China to track impacts of Japan's nuclear water dumping


China will closely track and assess the impacts of Japan's "extremely selfish and irresponsible" plan to discharge nuclear-contaminated water into the ocean, the National Nuclear Safety Administration said.
Japan's plan "prioritizes its own interests over the long-term well-being of humanity", the administration said in a media release on Thursday, the same day that Japan is set to start releasing radioactive water into the Pacific Ocean as part of its plan to decommission the crippled Fukushima Daiichi Nuclear Power Plant.
Japanese Prime Minister Fumio Kishida gave the final go-ahead for the plan to gradually release more than 1 million metric tons of "treated and diluted" radioactive water from the plant into the ocean at a Cabinet meeting on Tuesday.
"We urge the Japanese government to listen to the voice of the international community and effectively dispose of the nuclear-contaminated water in a scientific, safe and transparent manner under strict international supervision," the administration said.
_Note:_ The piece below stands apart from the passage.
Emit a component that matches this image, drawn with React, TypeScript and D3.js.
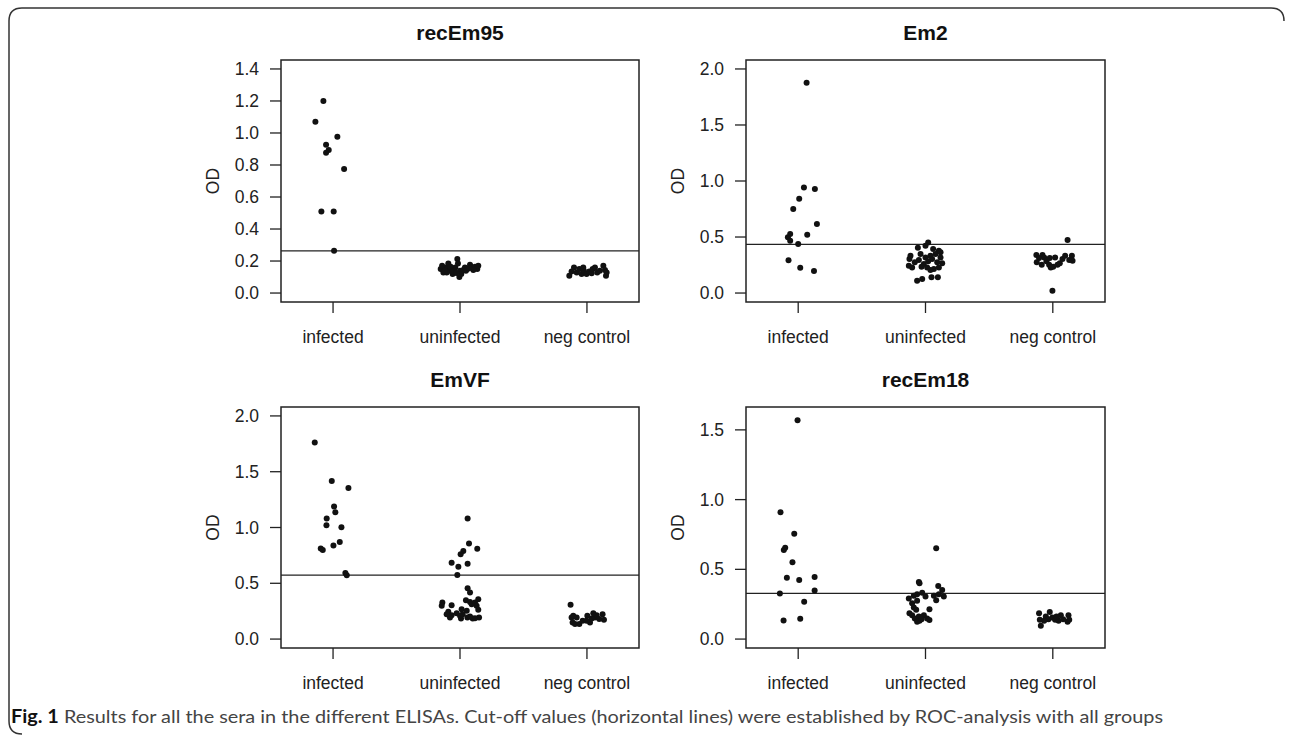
import React, { useRef, useEffect } from "react";
import { select, scaleLinear, range } from "d3";

const groups = ["infected", "uninfected", "neg control"];
const titles = ["recEm95", "Em2", "EmVF", "recEm18"];
// upper y limit used for each panel, last tick and tick step
const yLimits = [1.4, 2.0, 2.0, 1.6];
const tickMax = [1.4, 2.0, 2.0, 1.5];
const tickStep = [0.2, 0.5, 0.5, 0.5];
const cutoffs = [0.264, 0.435, 0.574, 0.328];

// each point: [jitter (category units), OD]
const recEm95Infected = [[-0.076, 1.2], [-0.139, 1.07], [0.034, 0.977], [-0.055, 0.927], [-0.034, 0.894], [-0.055, 0.877], [0.087, 0.775], [-0.092, 0.51], [0.005, 0.51], [0.008, 0.264]];
const recEm95Uninfected = [[-0.152, 0.15], [-0.131, 0.129], [-0.11, 0.16], [-0.092, 0.185], [-0.079, 0.14], [-0.058, 0.119], [-0.037, 0.16], [-0.021, 0.212], [-0.016, 0.185], [0, 0.14], [-0.005, 0.1], [0.026, 0.144], [0.039, 0.16], [0.058, 0.15], [0.079, 0.177], [0.092, 0.16], [0.118, 0.165], [0.136, 0.15], [0.144, 0.171], [-0.141, 0.171], [-0.105, 0.129], [-0.074, 0.165], [-0.047, 0.14], [0.01, 0.119], [0.047, 0.14], [0.105, 0.144], [-0.12, 0.14], [-0.06, 0.135], [0.07, 0.155], [-0.03, 0.125]];
const recEm95Neg = [[-0.139, 0.108], [-0.121, 0.135], [-0.102, 0.16], [-0.081, 0.129], [-0.06, 0.15], [-0.042, 0.119], [-0.024, 0.14], [-0.029, 0.16], [-0.003, 0.119], [0.018, 0.135], [0.037, 0.123], [0.045, 0.15], [0.063, 0.16], [0.081, 0.129], [0.102, 0.14], [0.129, 0.171], [0.142, 0.144], [0.15, 0.108], [0.155, 0.129]];

const em2Infected = [[0.066, 1.878], [0.045, 0.943], [0.131, 0.929], [0.008, 0.842], [-0.039, 0.75], [0.147, 0.616], [-0.063, 0.527], [0.071, 0.521], [-0.081, 0.497], [-0.063, 0.467], [0, 0.437], [-0.076, 0.292], [0.016, 0.226], [0.124, 0.196]];
const em2Uninfected = [[0.021, 0.45], [-0.06, 0.405], [0, 0.423], [0.06, 0.393], [0.105, 0.378], [-0.118, 0.333], [-0.039, 0.348], [0, 0.318], [0.039, 0.333], [0.079, 0.348], [0.118, 0.363], [-0.131, 0.244], [-0.084, 0.274], [-0.052, 0.295], [-0.013, 0.259], [0.021, 0.283], [0.052, 0.304], [0.092, 0.274], [0.131, 0.265], [-0.105, 0.229], [-0.031, 0.235], [0.013, 0.229], [0.066, 0.214], [0.105, 0.229], [0.039, 0.205], [-0.066, 0.11], [-0.026, 0.125], [0.047, 0.14], [0.097, 0.14], [-0.126, 0.304], [0.118, 0.318]];
const em2Neg = [[-0.129, 0.339], [-0.108, 0.312], [-0.081, 0.339], [-0.126, 0.274], [-0.087, 0.253], [-0.068, 0.318], [-0.05, 0.283], [-0.029, 0.253], [-0.016, 0.229], [0.003, 0.235], [0.018, 0.318], [0.037, 0.253], [0.055, 0.265], [0.076, 0.304], [0.097, 0.333], [0.116, 0.473], [0.129, 0.295], [0.15, 0.333], [0.155, 0.289], [-0.003, 0.021], [-0.024, 0.312]];

const emvfInfected = [[-0.144, 1.762], [-0.01, 1.417], [0.121, 1.354], [0.008, 1.188], [0.018, 1.137], [-0.05, 1.08], [-0.052, 1.021], [0.066, 1.003], [0.053, 0.869], [0.003, 0.839], [-0.097, 0.812], [-0.081, 0.798], [0.097, 0.592], [0.108, 0.571]];
const emvfUninfected = [[0.06, 1.08], [0.071, 0.857], [0.136, 0.81], [0.026, 0.79], [0.005, 0.76], [-0.066, 0.685], [0.06, 0.676], [-0.013, 0.649], [-0.021, 0.574], [0.06, 0.455], [0.079, 0.417], [-0.139, 0.327], [-0.144, 0.298], [-0.066, 0.304], [0.047, 0.348], [0.079, 0.333], [0.118, 0.327], [0.144, 0.357], [0.131, 0.298], [0.092, 0.312], [-0.092, 0.244], [-0.066, 0.214], [-0.026, 0.232], [0.013, 0.268], [0.021, 0.223], [0.053, 0.253], [0.144, 0.262], [-0.079, 0.193], [0.008, 0.185], [0.058, 0.193], [0.1, 0.185], [0.15, 0.193], [0.079, 0.202], [0.118, 0.187], [0, 0.208], [-0.105, 0.223]];
const emvfNeg = [[-0.129, 0.307], [-0.121, 0.193], [-0.113, 0.149], [-0.081, 0.193], [-0.06, 0.134], [-0.034, 0.164], [0.003, 0.208], [0.024, 0.149], [0.037, 0.185], [0.063, 0.193], [0.076, 0.214], [0.097, 0.179], [0.123, 0.223], [0.134, 0.173], [-0.094, 0.134], [-0.003, 0.164], [0.05, 0.232], [-0.108, 0.208]];

const recEm18Infected = [[-0.005, 1.569], [-0.139, 0.91], [-0.031, 0.755], [-0.102, 0.655], [-0.113, 0.638], [-0.045, 0.55], [-0.089, 0.44], [0.129, 0.445], [0.008, 0.424], [0.129, 0.348], [-0.144, 0.326], [0.047, 0.267], [0.016, 0.145], [-0.115, 0.133]];
const recEm18Uninfected = [[0.084, 0.652], [-0.052, 0.41], [-0.047, 0.4], [0.1, 0.381], [0.131, 0.352], [-0.131, 0.291], [-0.092, 0.31], [-0.066, 0.321], [-0.026, 0.333], [0, 0.305], [0.066, 0.31], [0.084, 0.279], [0.144, 0.305], [0.105, 0.321], [-0.105, 0.257], [-0.066, 0.274], [-0.092, 0.226], [-0.073, 0.21], [0.031, 0.214], [-0.126, 0.186], [-0.105, 0.171], [-0.052, 0.162], [-0.013, 0.171], [-0.084, 0.148], [-0.047, 0.131], [0.013, 0.148], [0.031, 0.136], [-0.066, 0.124], [-0.031, 0.143]];
const recEm18Neg = [[-0.108, 0.186], [-0.102, 0.138], [-0.094, 0.095], [-0.055, 0.162], [-0.024, 0.195], [-0.034, 0.143], [-0.003, 0.155], [0.018, 0.138], [0.045, 0.131], [0.063, 0.171], [0.081, 0.143], [0.116, 0.124], [0.123, 0.171], [0.129, 0.138], [-0.068, 0.131], [0.029, 0.162]];

const panelPoints = [
  [recEm95Infected, recEm95Uninfected, recEm95Neg],
  [em2Infected, em2Uninfected, em2Neg],
  [emvfInfected, emvfUninfected, emvfNeg],
  [recEm18Infected, recEm18Uninfected, recEm18Neg],
];

const W = 1292, H = 736;
const cols = [[281, 639], [746, 1105]];
const rows = [[60, 302], [407, 648]];
const font = "'Liberation Sans', Arial, Helvetica, sans-serif";
const ink = "#222";

function App() {
  const svgRef = useRef(null);

  useEffect(() => {
    const svg = select(svgRef.current);
    svg.selectAll("*").remove();

    // rounded frame (left + top)
    svg.append("path")
      .attr("d", "M 22,734 Q 9,734 9,721 L 9,21 Q 9,8 22,8 L 1271,8 Q 1284,8 1284,21")
      .attr("fill", "none")
      .attr("stroke", "#333")
      .attr("stroke-width", 1.5);

    titles.forEach((title, i) => {
      const [x0, x1] = cols[i % 2];
      const [y0, y1] = rows[Math.floor(i / 2)];
      const g = svg.append("g");

      const x = scaleLinear().domain([0.59, 3.41]).range([x0, x1]);
      const pad = yLimits[i] * 0.04;
      const y = scaleLinear().domain([-pad, yLimits[i] + pad]).range([y1, y0]);

      // y axis
      const ticks = range(0, tickMax[i] + tickStep[i] / 2, tickStep[i]);
      g.selectAll(".ytick")
        .data(ticks)
        .join("line")
        .attr("x1", x0 - 11).attr("x2", x0)
        .attr("y1", d => y(d)).attr("y2", d => y(d))
        .attr("stroke", ink).attr("stroke-width", 1.3);
      g.selectAll(".ylab")
        .data(ticks)
        .join("text")
        .attr("x", x0 - 22)
        .attr("y", d => y(d))
        .attr("dy", "0.35em")
        .attr("text-anchor", "end")
        .attr("font-family", font)
        .attr("font-size", 17.5)
        .attr("fill", ink)
        .text(d => d.toFixed(1));

      // x axis
      g.selectAll(".xtick")
        .data(groups)
        .join("line")
        .attr("x1", (d, j) => x(j + 1)).attr("x2", (d, j) => x(j + 1))
        .attr("y1", y1).attr("y2", y1 + 11)
        .attr("stroke", ink).attr("stroke-width", 1.3);
      g.selectAll(".xlab")
        .data(groups)
        .join("text")
        .attr("x", (d, j) => x(j + 1))
        .attr("y", y1 + 41)
        .attr("text-anchor", "middle")
        .attr("font-family", font)
        .attr("font-size", 17.5)
        .attr("fill", ink)
        .text(d => d);

      // axis title
      g.append("text")
        .attr("transform", `translate(${x0 - 62},${(y0 + y1) / 2}) rotate(-90)`)
        .attr("text-anchor", "middle")
        .attr("font-family", font)
        .attr("font-size", 17.5)
        .attr("fill", ink)
        .text("OD");

      g.append("text")
        .attr("x", (x0 + x1) / 2)
        .attr("y", y0 - 20)
        .attr("text-anchor", "middle")
        .attr("font-family", font)
        .attr("font-weight", "bold")
        .attr("font-size", 21)
        .attr("fill", "#111")
        .text(title);

      // cut-off
      g.append("line")
        .attr("x1", x0).attr("x2", x1)
        .attr("y1", y(cutoffs[i])).attr("y2", y(cutoffs[i]))
        .attr("stroke", ink).attr("stroke-width", 1.3);

      // points
      panelPoints[i].forEach((pts, j) => {
        g.selectAll(`.pt${j}`)
          .data(pts)
          .join("circle")
          .attr("class", `pt${j}`)
          .attr("cx", d => x(j + 1 + d[0]))
          .attr("cy", d => y(d[1]))
          .attr("r", 3)
          .attr("fill", "#111");
      });

      g.append("rect")
        .attr("x", x0).attr("y", y0)
        .attr("width", x1 - x0).attr("height", y1 - y0)
        .attr("fill", "none")
        .attr("stroke", ink).attr("stroke-width", 1.5);
    });

    const cap = svg.append("text")
      .attr("x", 11)
      .attr("y", 723)
      .attr("font-family", "Lato, 'Open Sans', sans-serif")
      .attr("font-size", 18)
      .attr("textLength", 1152)
      .attr("lengthAdjust", "spacingAndGlyphs");
    cap.append("tspan").attr("font-weight", "bold").attr("fill", "#111").text("Fig. 1");
    cap.append("tspan").attr("fill", "#444")
      .text(" Results for all the sera in the different ELISAs. Cut-off values (horizontal lines) were established by ROC-analysis with all groups");
  }, []);

  return (
    <div style={{ position: "absolute", left: 0, top: 0, background: "#fff" }}>
      <svg ref={svgRef} width={W} height={H} />
    </div>
  );
}

export default App;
It said the administration has carried out radiation monitoring in China's sea areas in the past two years, and will beef up the work in a move to "effectively safeguard the country's national interests and people's health".
Based on its monitoring work in 2021 and 2022, the administration has figured out the current background information of the ocean radiation environment in its sea areas, it said.
With no abnormal concentration of artificial radionuclides in seawater and marine organisms, it said, the overall levels of such radionuclides in China's sea areas are within the range of fluctuations in previous years.
It said the administration is organizing ocean radiation monitoring for this year. It will continue to strengthen the monitoring work, closely tracking and assessing the potential impact of the discharge of the nuclear-contaminated water from Japan.